Curbing Our Enthusiasm, Increasing Our Bet…

Moving closer to the EU Summit we are are curbing our enthusiasm and expectations of the substance of the deal but increasing our bet that it will be just enough to unleash the balance sheet of the ECB to backstop Italian and Spanish bonds.   This should catapult the S&P500 over the 200-day moving average and the great year-end chase will be on.

We’ve made binary trades before and lost big.  The “Russia to nuclear to fail” trade where we bought the country’s dollar denominated Eurobonds all the way down from 45 cents to 18 cents, which proved right as an investment as they didn’t default.  Still, it was a bad trade buying too early.
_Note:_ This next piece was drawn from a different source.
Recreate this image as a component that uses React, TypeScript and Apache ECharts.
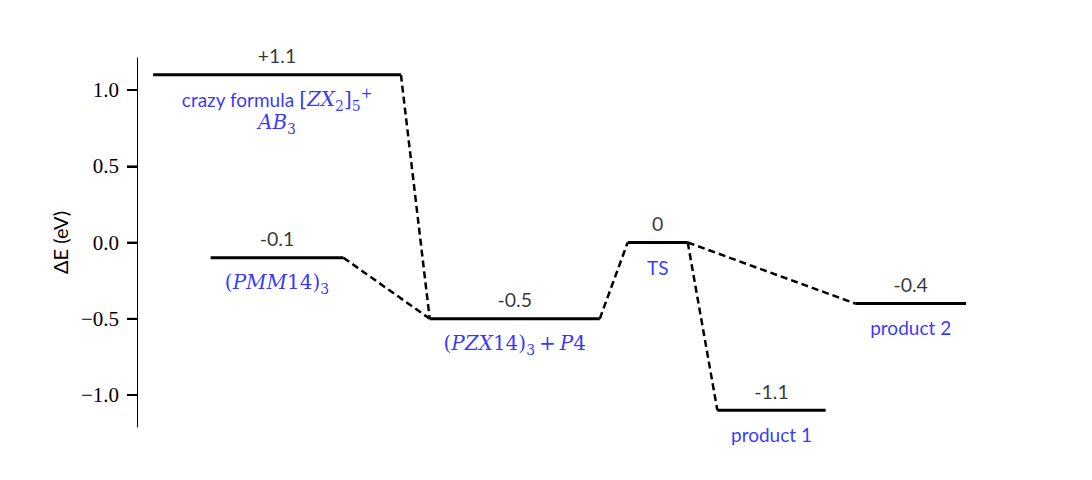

We could be wrong on this one and may have too much faith in the Eurocrats, but think of consequences if we are wrong? If the EU fails here, it will 1931 all over again and will put the “Great” in this rolling depression/recession.   Therefore,  we bet they’ll come up with just enough to let Super Mario do his thing.    After that we’ll reaccess and look at the long-term consequences,  but hopefully 100 S&P points higher.

This entry was posted in Black Swan Watch, PIIGS, Sovereign Debt, Sovereign Risk and tagged , , , , . Bookmark the permalink.

3 Responses to Curbing Our Enthusiasm, Increasing Our Bet…

  1. vbounded's avatar vbounded says:

    Ditto. Just make sure your position size complies with your risk control parameters.

  2. macrotrader's avatar macrotrader says:

    Overbought daily stochastics and 200 day MA resistance is alot to overcome here. Always have
    stops. Higher probability trade here may be to the short side with a stop over the 200 day.